C iudad Juárez, Chihuahua, 15 de marzo 2012. (RanchoNEWS).- Reproducimos el siguiente texto de Marcos Ordóñez tomado de El Cultural. Me había gustado tantísimo Incendios,de Wadji Mouawad, soberbiamente dirigida por Oriol Broggi en el Romea, que cuando supe que existía una versión cinematográfica corrí a alquilarla. A la media hora ya estaba frito. ¿Por qué era todo tan plano, tan aburrido, tan poco interesante? ¿Mi sopor se debía a que ya conocía los giros de la historia? No. Se debía, creo yo, a que, en lo tocante a potencia imaginativa, el teatro siempre irá muy por delante del cine. Todos hemos visto esas obras montadas con cuatro cuartos en las que aparecen dos tipos, vestidos de calle, ante una cortina negra, y a los pocos minutos nos plantan, por el vigor de sus palabras, en la antigua Roma. El cine, por el contrario, está obligado a mostrar minuciosamente, con todo lujo de detalles, el espacio que rodea a esos dos tipos, el entorno de la antigua Roma.

En mi hit parade de máquinas de imaginar, el cine ocupa el tercer lugar, por detrás de la novela y el teatro. En una novela, como decía Hemingway, un punto y aparte en el lugar que le corresponde puede desgarrar el corazón con la fuerza de una tenaza. En el teatro, la potencia expresiva de un actor siempre batirá a las más sofisticadas escenografías. Por supuesto que adoro el cine, que no podría vivir sin el cine y que a menudo me hace volar, pero a veces su tiranía de lo real es excesiva.

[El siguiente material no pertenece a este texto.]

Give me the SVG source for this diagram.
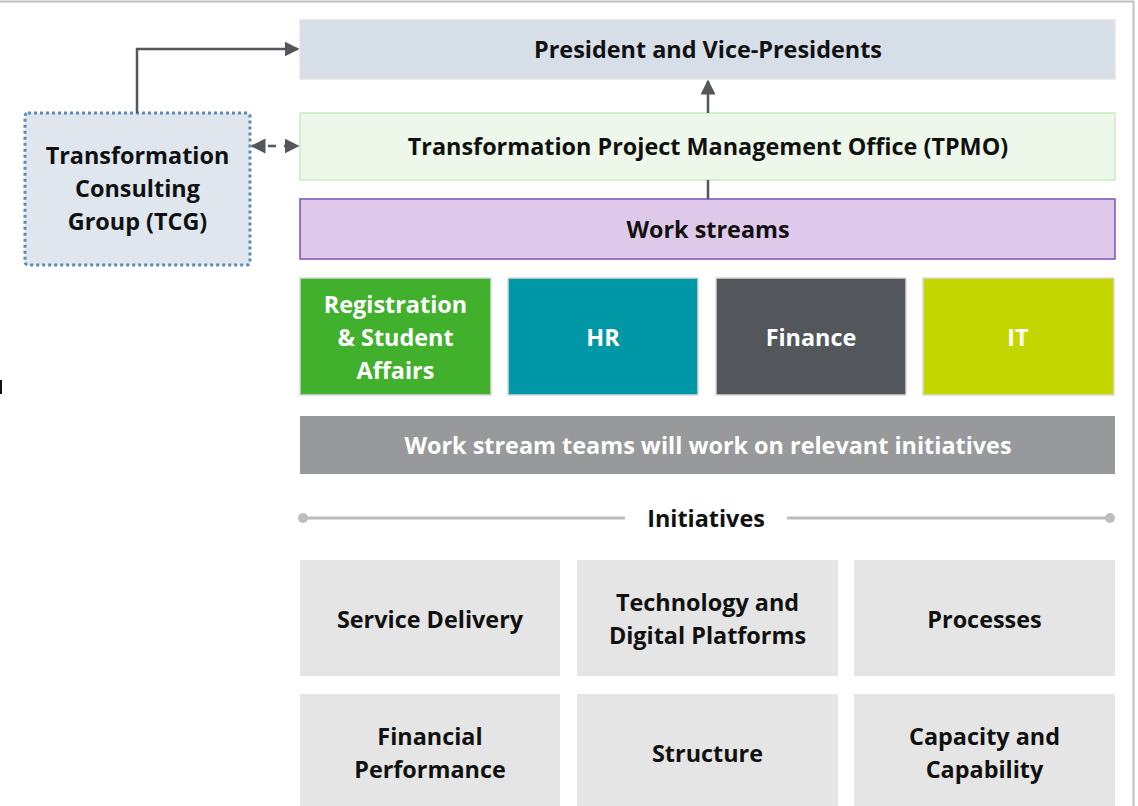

El cine, tirano y esclavo de lo concreto, se ata y nos ata a lo real, por muy maravilloso que lo real sea, mientras que el teatro permite, con una extrema economía, los más altos vuelos de la imaginación: quizás a esto se deba su eterna y actual preeminencia. Sobre el escenario, los personajes de Incendios viajan y nos hacen viajar en el tiempo: les basta un giro del cuerpo, un encorvamiento o un salto, y pasan de tener veinte años a tener ochenta, o viceversa. Hay escenas simultáneas en épocas distintas, y sin apenas decorados. Hay un lenguaje que pasa de lo elevado a lo prosaico en un pispás, tal como nos enseñó Shakespeare. En la película lo primero que se perdía era ese lenguaje, que sonaba tan funcional como una instancia, y cada nuevo flash-back llegaba con una molesta liturgia expositiva y un ensordecedor chirriar de engranajes.

Cuando adapta teatro, la tiranía cinematográfica de lo real puede llegar a cotas risibles. En Enrique V, Shakespeare inventó a un narrador fenomenal, al que le bastaba decir «imaginen ahora el fragor de los cañones en los campos de Francia» para hacer avanzar la acción (y ahorrarse una pasta en decorados). En la adaptación de Kenneth Branagh, ese narrador era el gran Derek Jacobi, y daba su penita cuando nos contaba lo que estábamos viendo en ese momento, mientras aceleraba el paso para esquivar los zambombazos. Un viejo lugar común considera a Shakespeare un autor «ideal para ser llevado al cine», cuando todo el cine imaginable (nunca mejor dicho) estaba ya en su teatro. Reinventa la épica e inventa la interioridad, el plano general y el primerísimo plano, y, sobre todo, el montaje, el montaje sobre escenas y, más difícil todavía, «sobre verso», que toma de los poetas renacentistas, pero esa sería una larga historia. En nuestro patio, el autor que sigue más de cerca sus pasos es Valle. Las adaptaciones de Valle al cine son flojas sin excepción porque le añadieron lo que no necesitaba: la concreción como una piedra atada al cuello (de cisne, de cine) de lo imaginario.